Complete step by step solution:
We know that the most general formula that we use to determine the rate of a reaction includes the product of the concentrations of all the reactants present in the reaction. Each concentration is raised to a power that is equal to the stoichiometric coefficient. Consider the reaction:
\[aA+bB\to cC\]
Where, A and B are the reactants and a and b are their stoichiometric coefficients. The corresponding expression for the calculation of the rate for this reaction will be:
\[r=k{{[A]}^{a}}{{[B]}^{b}}\]
According to this rule, while assuming that the stoichiometric coefficients for A, B, and C in the reaction given in the questions as a, b, and c, the expression for the rate will be:
\[r=k{{[A]}^{a}}{{[B]}^{b}}{{[C]}^{c}}\]
We will determine the values of a, b, and c based on the information of the 4 reactions that is given to us. First, we will prepare the rate equations for each of the given reactions and label them as i), ii), iii), and iv).
\[\begin{align}
& i)6.0\times {{10}^{-5}}=k{{(0.2)}^{a}}{{(0.1)}^{b}}{{(0.1)}^{c}} \\
& ii)6.0\times {{10}^{-5}}=k{{(0.2)}^{a}}{{(0.2)}^{b}}{{(0.1)}^{c}} \\
& iii)1.2\times {{10}^{-4}}=k{{(0.2)}^{a}}{{(0.1)}^{b}}{{(0.2)}^{c}} \\
& iv)9.0\times {{10}^{-5}}=k{{(0.3)}^{a}}{{(0.1)}^{b}}{{(0.1)}^{c}} \\
\end{align}\]
We will now divide equation i) by ii), iii), and iv) to get the values of b, c, and a respectively.

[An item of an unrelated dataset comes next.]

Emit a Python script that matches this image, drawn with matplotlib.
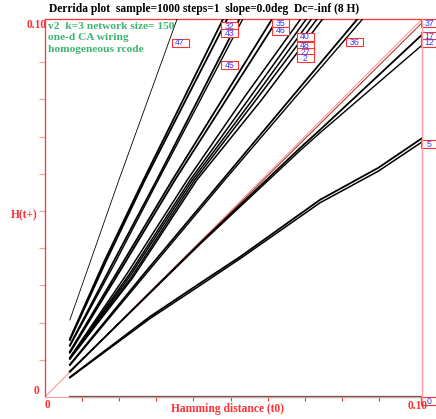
import matplotlib
matplotlib.use("Agg")
import matplotlib.pyplot as plt
from matplotlib.patches import Rectangle

# Derrida curves: Hamming distance t0 -> H(t+)
# each rule: list of x (t0) and y (H(t+)) points
r47_x = [0.0067, 0.0199, 0.0356]
r47_y = [0.0207, 0.0583, 0.1016]

r32_x = [0.0067, 0.0160, 0.0265, 0.0480]
r32_y = [0.0156, 0.0365, 0.0583, 0.1016]
r43_x = [0.0067, 0.0163, 0.0269, 0.0491]
r43_y = [0.0153, 0.0362, 0.0583, 0.1016]

r45_x = [0.0067, 0.0180, 0.0301, 0.0524]
r45_y = [0.0139, 0.0355, 0.0583, 0.1016]
r45b_x = [0.0067, 0.0184, 0.0305, 0.0533]
r45b_y = [0.0137, 0.0352, 0.0583, 0.1016]

r35_x = [0.0067, 0.0200, 0.0343, 0.0612]
r35_y = [0.0122, 0.0345, 0.0583, 0.1016]
r46_x = [0.0067, 0.0204, 0.0350, 0.0627]
r46_y = [0.0119, 0.0342, 0.0583, 0.1016]

r40_x = [0.0067, 0.0220, 0.0383, 0.0540, 0.0689]
r40_y = [0.0106, 0.0330, 0.0583, 0.0810, 0.1016]
r48_x = [0.0067, 0.0226, 0.0391, 0.0552, 0.0704]
r48_y = [0.0105, 0.0328, 0.0583, 0.0805, 0.1016]
r27_x = [0.0067, 0.0229, 0.0397, 0.0560, 0.0718]
r27_y = [0.0104, 0.0325, 0.0583, 0.0800, 0.1016]
r2_x = [0.0067, 0.0233, 0.0403, 0.0572, 0.0733]
r2_y = [0.0103, 0.0322, 0.0583, 0.0803, 0.1016]
r_e_x = [0.0067, 0.0236, 0.0409, 0.0583, 0.0748]
r_e_y = [0.0102, 0.0320, 0.0583, 0.0798, 0.1016]

r36_x = [0.0067, 0.0270, 0.0478, 0.0660, 0.0842]
r36_y = [0.0087, 0.0335, 0.0583, 0.0800, 0.1016]
r36b_x = [0.0067, 0.0274, 0.0484, 0.0668, 0.0856]
r36b_y = [0.0085, 0.0333, 0.0583, 0.0798, 0.1016]

r37_x = [0.0067, 0.1015]
r37_y = [0.0068, 0.1005]

r12_x = [0.0067, 0.0418, 0.0687, 0.0741, 0.1015]
r12_y = [0.0068, 0.0414, 0.0669, 0.0718, 0.0973]
r12b_x = [0.0067, 0.0418, 0.0687, 0.0741, 0.1015]
r12b_y = [0.0069, 0.0411, 0.0662, 0.0710, 0.0945]

r5_x = [0.0067, 0.0283, 0.0418, 0.0526, 0.0741, 0.0898, 0.1015]
r5_y = [0.0053, 0.0216, 0.0306, 0.0377, 0.0530, 0.0616, 0.0695]
r5b_x = [0.0067, 0.0283, 0.0418, 0.0526, 0.0741, 0.0898, 0.1015]
r5b_y = [0.0052, 0.0211, 0.0300, 0.0372, 0.0522, 0.0607, 0.0685]

r0_x = [0.0067, 0.1015]
r0_y = [0.0, 0.0]

bundles = [
    (r47_x, r47_y, 0.6), (r32_x, r32_y, 1.3), (r43_x, r43_y, 1.3),
    (r45_x, r45_y, 1.3), (r45b_x, r45b_y, 1.0), (r35_x, r35_y, 1.3),
    (r46_x, r46_y, 1.3), (r40_x, r40_y, 1.1), (r48_x, r48_y, 1.1),
    (r27_x, r27_y, 1.1), (r2_x, r2_y, 1.1), (r_e_x, r_e_y, 1.1),
    (r36_x, r36_y, 1.3), (r36b_x, r36b_y, 1.0), (r12_x, r12_y, 1.3),
    (r12b_x, r12b_y, 1.0), (r5_x, r5_y, 1.3), (r5b_x, r5b_y, 1.1),
]

# rule labels (text, x, y)
labels = [("47", 0.0364, 0.0952), ("32", 0.0497, 0.0997), ("43", 0.0497, 0.0978),
          ("45", 0.0497, 0.0892), ("35", 0.0635, 0.1004), ("46", 0.0635, 0.0984),
          ("40", 0.0701, 0.0968), ("48", 0.0701, 0.0944), ("27", 0.0701, 0.0926),
          ("2", 0.0701, 0.0911), ("36", 0.0834, 0.0954), ("37", 0.1036, 0.1005),
          ("17", 0.1036, 0.0970), ("12", 0.1036, 0.0952), ("5", 0.1036, 0.0680),
          ("0", 0.1036, -0.0011)]

W, H = 436, 419
fig = plt.figure(figsize=(W / 100, H / 100), dpi=100)
ax = fig.add_axes([45 / W, 1 - 397 / H, (421.7 - 45) / W, (397 - 19) / H])
ax.set_xlim(0, 0.1015)
ax.set_ylim(0, 0.1016)

red = '#ff3030'
pink = '#ffa0a0'
serif = 'Liberation Serif'

# diagonal
ax.plot([0, 0.1015], [0, 0.1015], color=pink, lw=0.9, zorder=1)
ax.plot(r37_x, r37_y, color='#a02828', lw=0.7, zorder=2)
ax.plot(r0_x, r0_y, color='#555555', lw=1.6, zorder=2, clip_on=False)

for xs, ys, lw in bundles:
    ax.plot(xs, ys, color='black', lw=lw, zorder=3)

for sp in ['left', 'top']:
    ax.spines[sp].set_color(red)
    ax.spines[sp].set_linewidth(0.9)
ax.spines['right'].set_color(pink)
ax.spines['bottom'].set_color(pink)

ax.set_xticks([i / 100 for i in range(1, 10)])
ax.set_yticks([i / 100 for i in range(1, 10)])
ax.set_xticklabels([])
ax.set_yticklabels([])
ax.tick_params(axis='x', colors=red, length=3, width=0.8, direction='out')
ax.tick_params(axis='y', colors=pink, length=4.5, width=0.9, direction='out')

# right vertical line extending below the axis
fig.add_artist(plt.Line2D([421.7 / W, 421.7 / W], [1 - 19 / H, 1 - 406 / H],
                          color=pink, lw=1.0))

bw = 17 / 3710
bh = 8.5 / 3720
for txt, lx, ly in labels:
    ax.add_patch(Rectangle((lx - bw / 2, ly - bh / 2), bw, bh, fc='white',
                           ec=red, lw=0.8, clip_on=False, zorder=5))
    ax.text(lx, ly, txt, color='#3a3aff', fontsize=6.3, ha='center', va='center',
            family='Liberation Sans', clip_on=False, zorder=6)


def ftext(px, py, s, **kw):
    fig.text(px / W, 1 - py / H, s, family=serif, fontweight='bold', **kw)


ftext(204, 9, "Derrida plot  sample=1000 steps=1  slope=0.0deg  Dc=-inf (8 H)",
      fontsize=8.3, ha='center', va='center', color='black')
green = '#3cb371'
ftext(48, 26.5, "v2  k=3 network size= 150", fontsize=8.2, ha='left', va='center', color=green)
ftext(48, 38, "one-d CA wiring", fontsize=8.2, ha='left', va='center', color=green)
ftext(48, 49.5, "homogeneous rcode", fontsize=8.2, ha='left', va='center', color=green)

ftext(37, 25, "0.10", fontsize=8.3, ha='center', va='center', color=red)
ftext(36, 391, "0", fontsize=8.3, ha='center', va='center', color=red)
ftext(24, 215, "H(t+)", fontsize=8.3, ha='center', va='center', color=red)
ftext(47, 405, "0", fontsize=8.3, ha='center', va='center', color=red)
ftext(418, 406, "0.10", fontsize=8.3, ha='center', va='center', color=red)
ftext(227, 409, "Hamming distance (t0)", fontsize=8.3, ha='center', va='center', color=red)

fig.savefig('out.png', dpi=100)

- For b, by the laws of indices
\[\begin{align}
& \dfrac{6.0\times {{10}^{-5}}}{6.0\times {{10}^{-5}}}=\dfrac{k{{(0.2)}^{a}}{{(0.1)}^{b}}{{(0.1)}^{c}}}{k{{(0.2)}^{a}}{{(0.2)}^{b}}{{(0.1)}^{c}}} \\
& 1={{\left( \dfrac{0.1}{0.2} \right)}^{b}} \\
& b=0 \\
\end{align}\]
- For c, by the laws of indices
\[\begin{align}
& \dfrac{6.0\times {{10}^{-5}}}{1.2\times {{10}^{-4}}}=\dfrac{k{{(0.2)}^{a}}{{(0.1)}^{b}}{{(0.1)}^{c}}}{k{{(0.2)}^{a}}{{(0.1)}^{b}}{{(0.2)}^{c}}} \\
& \dfrac{1}{2}={{\left( \dfrac{0.1}{0.2} \right)}^{c}} \\
& c=1 \\
\end{align}\]
- For a, by the laws of indices
\[\begin{align}
& \dfrac{6.0\times {{10}^{-5}}}{9.0\times {{10}^{-5}}}=\dfrac{k{{(0.2)}^{a}}{{(0.1)}^{b}}{{(0.1)}^{c}}}{k{{(0.3)}^{a}}{{(0.1)}^{b}}{{(0.1)}^{c}}} \\
& \dfrac{2}{3}={{\left( \dfrac{0.2}{0.3} \right)}^{a}} \\
& a=1 \\
\end{align}\]
Now that we have the stoichiometric coefficients we can substitute them along with the given concentrations of the reactants and find the rate of the reaction in terms of $Y$. But we first have to find the value of $k$, which is the rate constant of the reaction, it will remain the same no matter what the concentration of the reactants is. To find that, we will put the values of a, b, and c in equation i) and we will get:
\[\begin{align}
& 6.0\times {{10}^{-5}}=k{{(0.2)}^{1}}{{(0.1)}^{0}}{{(0.1)}^{1}} \\
& k=\dfrac{6.0\times {{10}^{-5}}}{0.2\times 0.1} \\
& k=3.0\times {{10}^{-3}} \\
\end{align}\]
Now, we will put all these values in the expression for the rate of a reaction and find the rate under the given concentrations of the reactants. The equation will be as follows:
\[\begin{align}
& r=3.0\times {{10}^{-3}}{{(0.15)}^{1}}{{(0.25)}^{0}}{{(0.15)}^{1}} \\
& r=3.0\times {{10}^{-3}}\times 2.25\times {{10}^{-2}} \\
& r=6.75\times {{10}^{-5}} \\
& r\cong 7\times {{10}^{-5}} \\
\end{align}\]

So, the value of $Y$ will be 7 for this reaction under the given concentrations of the reactants.

Note: It sometimes happens that the power to which we raise the concentrations of the reactants is not even remotely related to the stoichiometric coefficients. For example, here, the coefficient of B reactant is 0, this implies that this reactant is not essential to the reaction which may or may not be true. But we need not take this fact into consideration in this problem since we are calculating the power from the rats and not the reaction.